Many people have to choose their health insurance this time of year, and the terms you hear about when looking at plans can be very confusing. But understanding those terms can be the difference between make the right choice and getting it very wrong.
The first term you should know is “co-pay.” A co-pay is your portion of the payment for a healthcare service. For example, your doctor visit may cost $100 and your co-pay may be $10. That means you will pay $10 per visit and your insurance will pay $90 (or whatever price the insurance company agreed to pay).
Many people are confused about the various terms used when they choose which insurance to buy. In addition to a co-pay, you need to know what your “monthly premium” is. For example, you may pay $150 permonth for healthcare coverage (your premium); however, you may still have a co-pay for some healthcare services.

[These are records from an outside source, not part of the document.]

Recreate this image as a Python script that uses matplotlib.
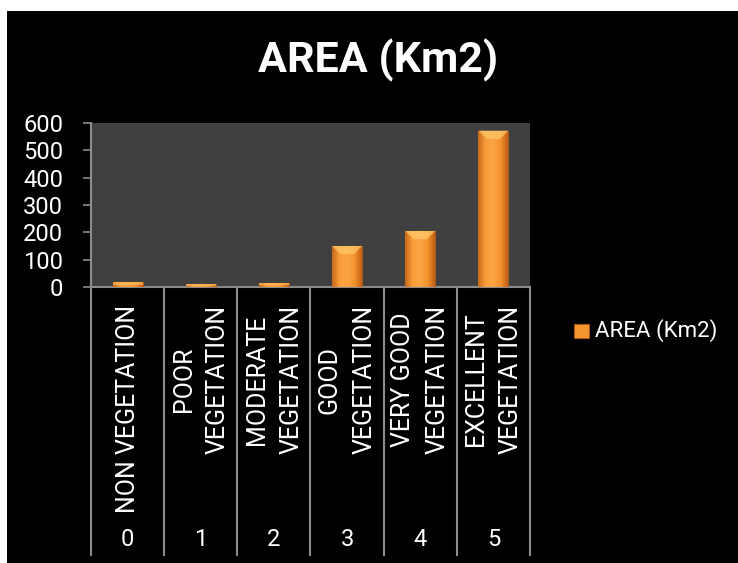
import matplotlib
matplotlib.use("Agg")
import matplotlib.pyplot as plt
import numpy as np
from matplotlib.patches import Rectangle
from matplotlib.colors import LinearSegmentedColormap

categories = ["NON VEGETATION", "POOR\nVEGETATION", "MODERATE\nVEGETATION",
              "GOOD\nVEGETATION", "VERY GOOD\nVEGETATION", "EXCELLENT\nVEGETATION"]
class_ids = ["0", "1", "2", "3", "4", "5"]
area_km2 = [17, 10, 15, 150, 205, 572]
y_ticks = [0, 100, 200, 300, 400, 500, 600]
series_name = "AREA (Km2)"
title = "AREA (Km2)"

FONT = ["Liberation Sans Narrow", "Roboto", "DejaVu Sans"]
plt.rcParams['font.family'] = FONT

W, H = 738, 563
fig = plt.figure(figsize=(W / 100, H / 100), dpi=100)
fig.patch.set_facecolor("white")
# black chart area with white margin at top/left
fig.add_artist(Rectangle((7 / W, 0), 1 - 7 / W, 1 - 11 / H, transform=fig.transFigure,
                         facecolor="black", edgecolor="none", zorder=-10))

left, right, top, bottom = 91, 530, 123, 287
ax = fig.add_axes([left / W, 1 - bottom / H, (right - left) / W, (bottom - top) / H])
ax.set_facecolor("#404040")

x = np.arange(len(categories))
bars = ax.bar(x, area_km2, width=0.41, color="#F7952E", edgecolor="#A85A1A",
              linewidth=0.8, zorder=3)

# horizontal gradient inside bars
cmap = LinearSegmentedColormap.from_list("og", ["#C8681C", "#FA9E3A", "#FBA446", "#F7952E", "#C26118"])
grad = np.linspace(0, 1, 64).reshape(1, -1)
for b in bars:
    bx, by, bw, bh = b.get_x(), b.get_y(), b.get_width(), b.get_height()
    im = ax.imshow(grad, cmap=cmap, extent=(bx, bx + bw, by, by + bh), aspect="auto", zorder=3.5)
    im.set_clip_path(b)
    # top bevel highlight
    if bh > 20:
        bev = min(bh * 0.25, 30)
        ax.fill([bx, bx + bw, bx + bw * 0.72, bx + bw * 0.28],
                [by + bh, by + bh, by + bh - bev, by + bh - bev],
                color="#FFC868", alpha=0.75, zorder=4, linewidth=0)
    else:
        ax.fill([bx, bx + bw, bx + bw, bx],
                [by + bh, by + bh, by + bh * 0.5, by + bh * 0.5],
                color="#FFC060", alpha=0.6, zorder=4, linewidth=0)

ax.set_xlim(-0.5, len(categories) - 0.5)
ax.set_ylim(0, 600)
ax.set_yticks(y_ticks)
ax.set_yticklabels([str(v) for v in y_ticks], color="white", fontsize=17)
ax.tick_params(axis="y", colors="#8C8C8C", labelcolor="white", length=6, width=1.2, pad=14)
ax.set_xticks([])
for s in ["top", "right"]:
    ax.spines[s].set_visible(False)
for s in ["left", "bottom"]:
    ax.spines[s].set_color("#8C8C8C")
    ax.spines[s].set_linewidth(1.5)

# multi-level category axis
sep_bottom = (bottom - 555) / (bottom - top)
for i in range(len(categories) + 1):
    ax.plot([i - 0.5, i - 0.5], [0, sep_bottom], transform=ax.get_xaxis_transform(),
            color="#8C8C8C", lw=1.5, clip_on=False)

lab_top = (bottom - 305) / (bottom - top)
num_y = (bottom - 540) / (bottom - top)
for i, (c, n) in enumerate(zip(categories, class_ids)):
    ax.text(i, lab_top, c, rotation=90, ha="center", va="top", multialignment="center",
            transform=ax.get_xaxis_transform(), color="white", fontsize=18, linespacing=1.55)
    ax.text(i, num_y, n, ha="center", va="center", transform=ax.get_xaxis_transform(),
            color="white", fontsize=17)

fig.text(378 / W, 1 - 60 / H, title, ha="center", va="center", color="white",
         fontsize=31, fontweight="bold")

# legend (manual)
fig.add_artist(Rectangle((574 / W, 1 - 338 / H), 15 / W, 14 / H, transform=fig.transFigure,
                         facecolor="#F7952E", edgecolor="#A85A1A", linewidth=0.8))
fig.text(595 / W, 1 - 331 / H, series_name, ha="left", va="center", color="white",
         fontsize=16)

fig.savefig("out.png", dpi=100, facecolor=fig.get_facecolor())
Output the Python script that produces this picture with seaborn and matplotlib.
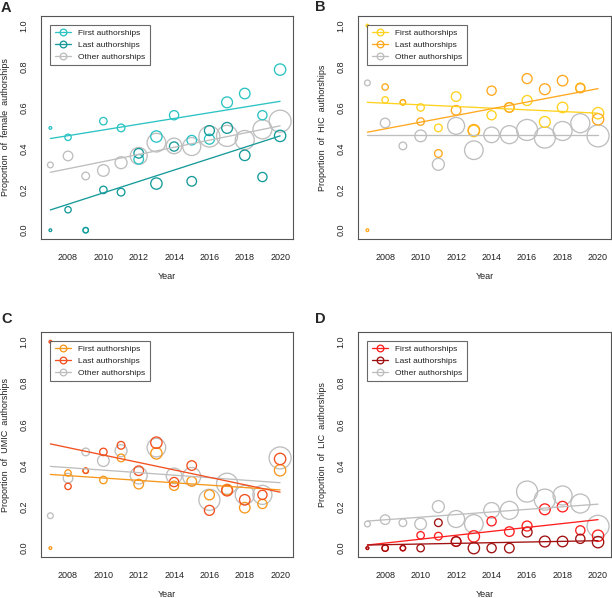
import numpy as np
import matplotlib
matplotlib.use('Agg')
import matplotlib.pyplot as plt
import seaborn as sns
from matplotlib.lines import Line2D

sns.set_style('white')
plt.rcParams['font.family'] = ['Liberation Sans', 'DejaVu Sans']

# Dados
years = [2007, 2008, 2009, 2010, 2011, 2012, 2013, 2014, 2015, 2016, 2017, 2018, 2019, 2020]
n_papers = [2, 11, 8, 15, 16, 25, 35, 23, 25, 27, 32, 30, 23, 35]
n_other = [9, 25, 16, 37, 39, 78, 94, 66, 88, 120, 120, 98, 98, 131]

female_first = [0.50, 0.454, 0.0, 0.533, 0.50, 0.347, 0.458, 0.562, 0.44, 0.445, 0.625, 0.668, 0.562, 0.785]
female_last = [0.0, 0.10, 0.0, 0.197, 0.186, 0.376, 0.228, 0.409, 0.239, 0.487, 0.50, 0.366, 0.26, 0.461]
female_other = [0.319, 0.363, 0.265, 0.292, 0.33, 0.363, 0.428, 0.412, 0.409, 0.458, 0.461, 0.441, 0.493, 0.533]

hic_first = [1.0, 0.637, 0.625, 0.60, 0.50, 0.653, 0.485, 0.562, 0.60, 0.634, 0.529, 0.60, 0.697, 0.572]
hic_last = [0.0, 0.70, 0.625, 0.531, 0.375, 0.586, 0.489, 0.682, 0.60, 0.741, 0.689, 0.731, 0.694, 0.542]
hic_other = [0.72, 0.524, 0.412, 0.461, 0.322, 0.51, 0.391, 0.466, 0.467, 0.49, 0.453, 0.485, 0.523, 0.461]

umic_first = [0.0, 0.364, 0.375, 0.33, 0.437, 0.31, 0.459, 0.302, 0.323, 0.258, 0.283, 0.196, 0.214, 0.377]
umic_last = [1.0, 0.299, 0.375, 0.466, 0.498, 0.375, 0.511, 0.32, 0.40, 0.183, 0.279, 0.234, 0.258, 0.432]
umic_other = [0.157, 0.339, 0.466, 0.424, 0.472, 0.352, 0.487, 0.35, 0.347, 0.234, 0.312, 0.258, 0.258, 0.437]

lic_first = [0.0, 0.0, 0.0, 0.062, 0.058, 0.032, 0.057, 0.13, 0.08, 0.107, 0.188, 0.201, 0.086, 0.06]
lic_last = [0.0, 0.0, 0.0, 0.0, 0.123, 0.032, 0.0, 0.0, 0.0, 0.078, 0.032, 0.032, 0.045, 0.029]
lic_other = [0.117, 0.138, 0.123, 0.117, 0.201, 0.141, 0.117, 0.183, 0.183, 0.274, 0.235, 0.255, 0.216, 0.106]

# Linhas de tendência (valores em 2007 e 2020)
trend_years = [2007, 2020]
female_trend = {'first': [0.448, 0.630], 'last': [0.099, 0.461], 'other': [0.283, 0.510]}
hic_trend = {'first': [0.625, 0.572], 'last': [0.479, 0.692], 'other': [0.466, 0.466]}
umic_trend = {'first': [0.357, 0.282], 'last': [0.505, 0.271], 'other': [0.396, 0.317]}
lic_trend = {'first': [0.015, 0.138], 'last': [0.015, 0.036], 'other': [0.131, 0.213]}

gray = '#BEBEBE'
panels = [
    ('A', 'Proportion  of  female  authorships', female_first, female_last, female_other, female_trend, '#2CC3C3', '#169A9A'),
    ('B', 'Proportion  of  HIC  authorships', hic_first, hic_last, hic_other, hic_trend, '#FFD21F', '#FFA81F'),
    ('C', 'Proportion  of  UMIC  authorships', umic_first, umic_last, umic_other, umic_trend, '#F7981D', '#F2501E'),
    ('D', 'Proportion  of  LIC  authorships', lic_first, lic_last, lic_other, lic_trend, '#FF1F1F', '#A01010'),
]

W, H = 612, 598
fig = plt.figure(figsize=(W / 100, H / 100), dpi=100)
fig.patch.set_facecolor('white')

# posições em pixels: esquerda, topo, direita, base
boxes = [(41, 16, 293, 239), (358, 16, 611, 239), (41, 332, 293, 557), (358, 332, 611, 557)]
letters_pos = [(1, 1), (315, 0), (1, 312), (315, 312)]

N_MAX = 150
S_MAX = 1.91 * N_MAX
axis_col = '#555555'

for (letter, ylab, first, last, other, trend, c1, c2), (l, t, r, b), (lx, ly) in zip(panels, boxes, letters_pos):
    ax = fig.add_axes([l / W, 1 - b / H, (r - l) / W, (b - t) / H])

    for vals, n, col in [(other, n_other, gray), (first, n_papers, c1), (last, n_papers, c2)]:
        sns.scatterplot(x=years, y=vals, size=n, sizes=(0, S_MAX), size_norm=(0, N_MAX),
                        facecolor='none', edgecolor=col, linewidth=0.95, legend=False, ax=ax)

    for key, col in [('other', gray), ('first', c1), ('last', c2)]:
        sns.lineplot(x=trend_years, y=trend[key], color=col, linewidth=0.95, ax=ax)

    ax.set_xlim(2006.47, 2020.73)
    ax.set_ylim(-0.043, 1.047)
    ax.set_xticks([2008, 2010, 2012, 2014, 2016, 2018, 2020])
    ax.set_yticks([0.0, 0.2, 0.4, 0.6, 0.8, 1.0])
    ax.set_yticklabels(['0.0', '0.2', '0.4', '0.6', '0.8', '1.0'], rotation=90, va='center')
    ax.tick_params(axis='both', direction='out', length=4, width=0.8, color=axis_col,
                   labelsize=6.5, labelcolor='#222222')
    ax.tick_params(axis='x', pad=6)
    ax.tick_params(axis='y', pad=5)
    for sp in ax.spines.values():
        sp.set_color(axis_col)
        sp.set_linewidth(0.8)
    ax.set_xlabel('Year', fontsize=6.5, color='#222222', labelpad=7)
    ax.set_ylabel(ylab, fontsize=6.5, color='#222222', labelpad=7)

    handles = [Line2D([], [], color=c, marker='o', mfc='none', markersize=4.8, lw=0.95, mew=0.95)
               for c in (c1, c2, gray)]
    leg = ax.legend(handles, ['First authorships', 'Last authorships', 'Other authorships'],
                    loc='upper left', bbox_to_anchor=(9 / (r - l), 1 - 9 / (b - t)),
                    fontsize=6, frameon=True, fancybox=False, borderaxespad=0,
                    handlelength=2.0, handletextpad=0.8, labelspacing=0.45, borderpad=0.55)
    leg.get_frame().set_edgecolor('#444444')
    leg.get_frame().set_linewidth(0.8)
    for txt in leg.get_texts():
        txt.set_color('#222222')

    fig.text(lx / W, 1 - ly / H, letter, fontsize=10.5, fontweight='bold', ha='left', va='top')

fig.savefig('out.png', dpi=100, facecolor='white')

You will also want to know what your “deductible” is. A “deductible” is the amount you have to pay each year before your insurance will begin to pay for your healthcare services. If you have a “high deductible,” you may have to pay $3000-$5000 out-of-pocket before your health insurance will pay for certain services.
When you are evaluating which insurance to buy, you need to know each of these numbers in order to figure out which insurance is best for you. For example, if you are very healthy, you may want to pick a plan with a high deductible since you are unlikely to need many healthcare services. Insurance Plans that have high deductibles normally have a lower monthly premium.